Step 1. Wash and poke the potatoes. Season with salt and pepper (olive oil is optional).
Step 2. Wrap the potatoes in aluminum foil and place directly in the slow cooker.
Step 3. Cover with the lid and cook on high for 4 ½ to 5 hours, or on low for 7 ½ to 8 hours, until a fork inserts easily into the middle of the potato.
Instant Pot Baked Potatoes
Bonus! I love using my Instant Pot so much that I have a post dedicated to cooking baked potatoes in the Instant Pot. Here is the link to my recipe for Instant Pot Baked Potatoes, but for now, here’s how you do it:
Step 1. Preheat the oven to 425F. Wash and poke the potato and place in a ceramic or steel bowl.
Step 2. Measure two cups of water into the inner pot of the Instant Pot and place the bowl (with the potatoes) on top of the steam rack.

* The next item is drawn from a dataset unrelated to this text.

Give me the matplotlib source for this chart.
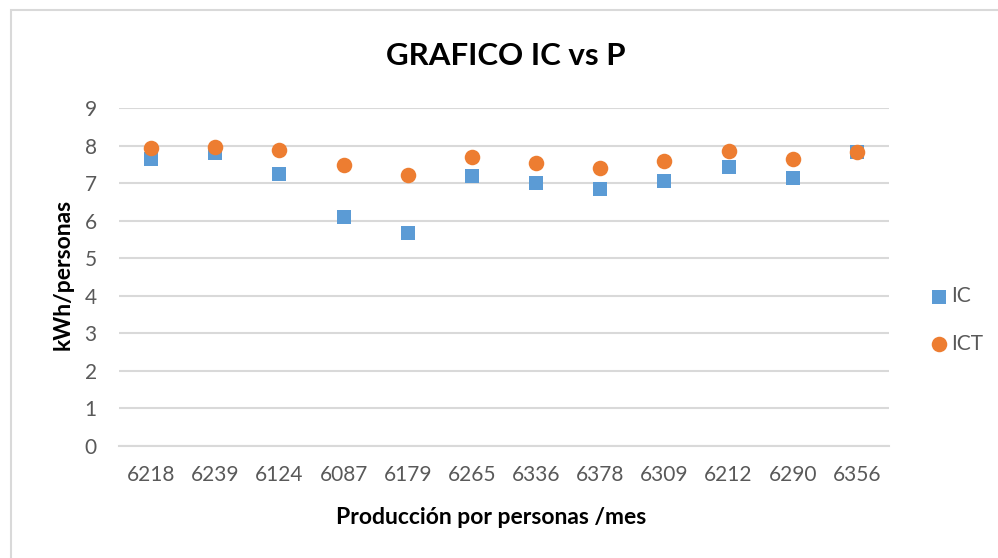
import numpy as np
import matplotlib
matplotlib.use("Agg")
import matplotlib.pyplot as plt
from matplotlib.patches import Rectangle

# datos
produccion = ["6218", "6239", "6124", "6087", "6179", "6265",
              "6336", "6378", "6309", "6212", "6290", "6356"]
ic = [7.65, 7.80, 7.24, 6.09, 5.68, 7.20, 7.00, 6.84, 7.06, 7.44, 7.14, 7.83]
ict = [7.93, 7.97, 7.90, 7.50, 7.22, 7.69, 7.53, 7.42, 7.60, 7.86, 7.65, 7.83]

plt.rcParams['font.family'] = ['Lato', 'DejaVu Sans']

azul = '#5B9BD5'
naranja = '#ED7D31'
gris = '#595959'
rejilla = '#D9D9D9'

fig = plt.figure(figsize=(9.98, 5.58), dpi=100)
ax = fig.add_axes([119/998, 1-446/558, (889-119)/998, (446-108.3)/558])

x = np.arange(len(produccion))
ax.scatter(x, ic, marker='s', s=115, color=azul, label='IC', zorder=3, linewidths=0)
ax.scatter(x, ict, marker='o', s=125, color=naranja, label='ICT', zorder=4, linewidths=0)

ax.set_xlim(-0.5, len(produccion) - 0.5)
ax.set_ylim(0, 9)
ax.set_yticks(range(0, 10))
ax.set_xticks(x)
ax.set_xticklabels(produccion)

ax.grid(axis='y', color=rejilla, linewidth=1.5, zorder=0)
ax.set_axisbelow(True)
for s in ['top', 'right', 'left']:
    ax.spines[s].set_visible(False)
ax.spines['bottom'].set_color(rejilla)
ax.spines['bottom'].set_linewidth(1.5)
ax.tick_params(axis='both', length=0, labelsize=15, colors=gris)
ax.tick_params(axis='y', pad=16)
ax.tick_params(axis='x', pad=14)

fig.text(506/998, 1-56/558, 'GRAFICO IC vs P', ha='center', va='center',
         fontsize=22.5, fontweight='bold', color='black')
fig.text(491/998, 1-517/558, 'Producción por personas /mes', ha='center', va='center',
         fontsize=16.5, fontweight='bold', color='black')
fig.text(63/998, 1-274/558, 'kWh/personas', ha='center', va='center', rotation=90,
         fontsize=16.5, fontweight='bold', color='black')

leg = ax.legend(loc='center left', bbox_to_anchor=(920/998, 1-320/558),
                bbox_transform=fig.transFigure, frameon=False, fontsize=15,
                handletextpad=0.1, handlelength=1.0, labelspacing=1.3,
                borderaxespad=0)
for t in leg.get_texts():
    t.set_color(gris)

# borde del area del grafico
fig.patches.append(Rectangle((10.5/998, -0.1), 2, 1 - 10.5/558 + 0.1,
                             transform=fig.transFigure, fill=False,
                             edgecolor=rejilla, linewidth=1.5))

fig.savefig('out.png', dpi=100)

Step 3. Choose the “steam” program with 12 minutes time (or 15 minutes if you have massive potatoes weighing 1lb+ each).
Step 4. When the program is done, release the steam and take the potatoes out. Cover the potato with olive oil and place in the oven for 5 minutes to crisp the skin.
I bake potatoes in the oven at 425 degrees. Whole potatoes take 45-60 minutes, and halved potatoes bake for 35-40 minutes.
It really depends on your preference. Wrapping them in foil before baking is a perfect way to get soft skins, and fluffy centers. If you’d prefer crispy skins, rub your potatoes with olive oil and bake them unwrapped.
I usually bake my potatoes at 425, and it takes 45 minutes to an hour. So, baking at 450 will have your potatoes finished closer to the 45 minute mark rather than the hour.